European Parliament votes to adopt Maltese-led report on right to disconnect

The European Parliament has voted to adopt a report recommending legislative action on the right to disconnect, an effort that was spearheaded by Maltese MEP Alex Agius Saliba. 

The majority of MEPs at the session on Wednesday voted in favour of the report, with 472 votes in favour, 126 against and 83 abstentions. The results of the vote were announced in the parliament on Thursday afternoon. 

After debating the report during a plenary session in parliament on Wednesday, the parliament will now formally recommend that the European Commission propose a directive which will require member states to adopt a minimum set of standards that guarantee workers the right to disconnect. 

The right to disconnect or switch off, as it is sometimes referred to, is a concept that comes from the idea that due to work-related communication being carried out on modern technology, employees feel they are always ‘on call’ and feel pressure to carry out tasks like answering texts, emails or phone calls outside their regular working hours. 

Proponents of the concept say it has led to a degradation of quality of life as the consequences of constant connection lead to diminished rest time for workers. 

Labour MEP Agius Saliba spearheaded a report demanding the right to digitally disconnect, which the European Parliament’s employment committee approved in a vote last December.

In a video message posted to Facebook shortly after the vote was announced, Agius Saliba expressed his satisfaction that over 70% of MEPs voted for the adoption of his report.

“Despite the obstacles we faced, we continued to work hard to find compromises to keep this vote alive and ultimately for this important right to be given to all workers throughout member states,” Agius Saliba said. 

“Now it’s on the European Commission to enact this legislation that we wrote and negotiated to go into effect and be enjoyed by all citizens.” 

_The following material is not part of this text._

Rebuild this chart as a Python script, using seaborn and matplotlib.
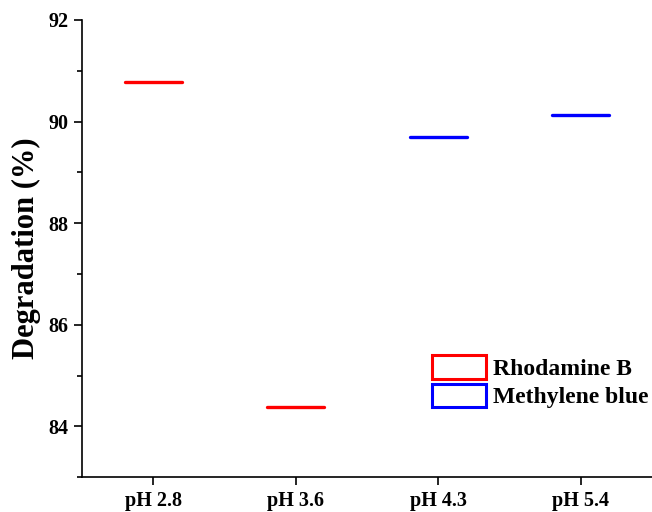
import matplotlib
matplotlib.use("Agg")
import matplotlib.pyplot as plt
from matplotlib.patches import Patch
from matplotlib.ticker import MultipleLocator
import seaborn as sns
import pandas as pd

# Degradation efficiency at each pH
ph_labels = ["pH 2.8", "pH 3.6", "pH 4.3", "pH 5.4"]
degradation = [90.77, 84.38, 89.70, 90.12]
dyes = ["Rhodamine B", "Rhodamine B", "Methylene blue", "Methylene blue"]
dye_colors = {"Rhodamine B": "#ff0000", "Methylene blue": "#0000ff"}

df = pd.DataFrame({"pH": ph_labels, "Degradation": degradation, "Dye": dyes})

sns.set_style("ticks")
plt.rcParams["font.family"] = ["Liberation Serif", "DejaVu Serif"]
plt.rcParams["font.weight"] = "bold"
for key in ["text.color", "axes.labelcolor", "xtick.color", "ytick.color",
            "axes.edgecolor"]:
    plt.rcParams[key] = "black"

fig = plt.figure(figsize=(6.52, 5.12), dpi=100)
ax = fig.add_axes([0.126, 0.068, 0.874, 0.893])

sns.barplot(data=df, x="pH", y="Degradation", hue="Dye", palette=dye_colors,
            dodge=False, width=0.4, saturation=1, legend=False, ax=ax)

# Keep only the top edge of every bar
for patch in ax.patches:
    h = patch.get_height()
    x0 = patch.get_x()
    w = patch.get_width()
    color = patch.get_facecolor()
    patch.set_visible(False)
    ax.hlines(h, x0, x0 + w, colors=[color], linewidth=2.4, capstyle="round")

ax.set_ylim(83, 92)
ax.set_xlim(-0.5, 3.5)
ax.yaxis.set_major_locator(MultipleLocator(2))
ax.yaxis.set_minor_locator(MultipleLocator(1))
ax.set_xlabel("")
ax.set_ylabel("Degradation (%)", fontsize=22, fontweight="bold", labelpad=5)

for side in ["top", "right"]:
    ax.spines[side].set_visible(False)
for side in ["left", "bottom"]:
    ax.spines[side].set_linewidth(1.2)

ax.tick_params(axis="both", which="major", direction="out", length=6, width=1.2,
               labelsize=14.5, pad=4)
ax.tick_params(axis="y", which="minor", direction="out", length=3.5, width=1.2)
for lab in ax.get_xticklabels() + ax.get_yticklabels():
    lab.set_fontweight("bold")

handles = [Patch(facecolor="white", edgecolor=c, linewidth=2.2, label=k)
           for k, c in dye_colors.items()]
leg = ax.legend(handles=handles, loc="upper left", bbox_to_anchor=(0.614, 0.267),
                frameon=False, borderpad=0, borderaxespad=0, handlelength=2.3,
                handleheight=1.15, labelspacing=0.16, handletextpad=0.3,
                prop={"family": ["Liberation Serif"], "weight": "bold", "size": 17})

fig.savefig("out.png", dpi=100)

“We cannot continue to treat workers like robots and prevent them from enjoying their fundamental rights to rest, to enjoy their loved ones without being hampered by work-related texts and emails. Today the European Parliament voted not to turn its back on the workers it represents.”

Agius Saliba called on European Commissioner for Jobs and Social Rights Nicolas Schmit to take action quickly and start discussions with the European Commission so that workers may have access to their rights as quickly as possible. 

His report recommends a directive that would introduce the minimum requirement of using digital tools outside working time and offer the right to disconnect for all workers and provide sufficient records of working time for workers to be able to impose their limits.

Employees will also be able to ask for fair compensation and be protected when looking to enforce their rights, to ensure they do not face negative repercussions as a result.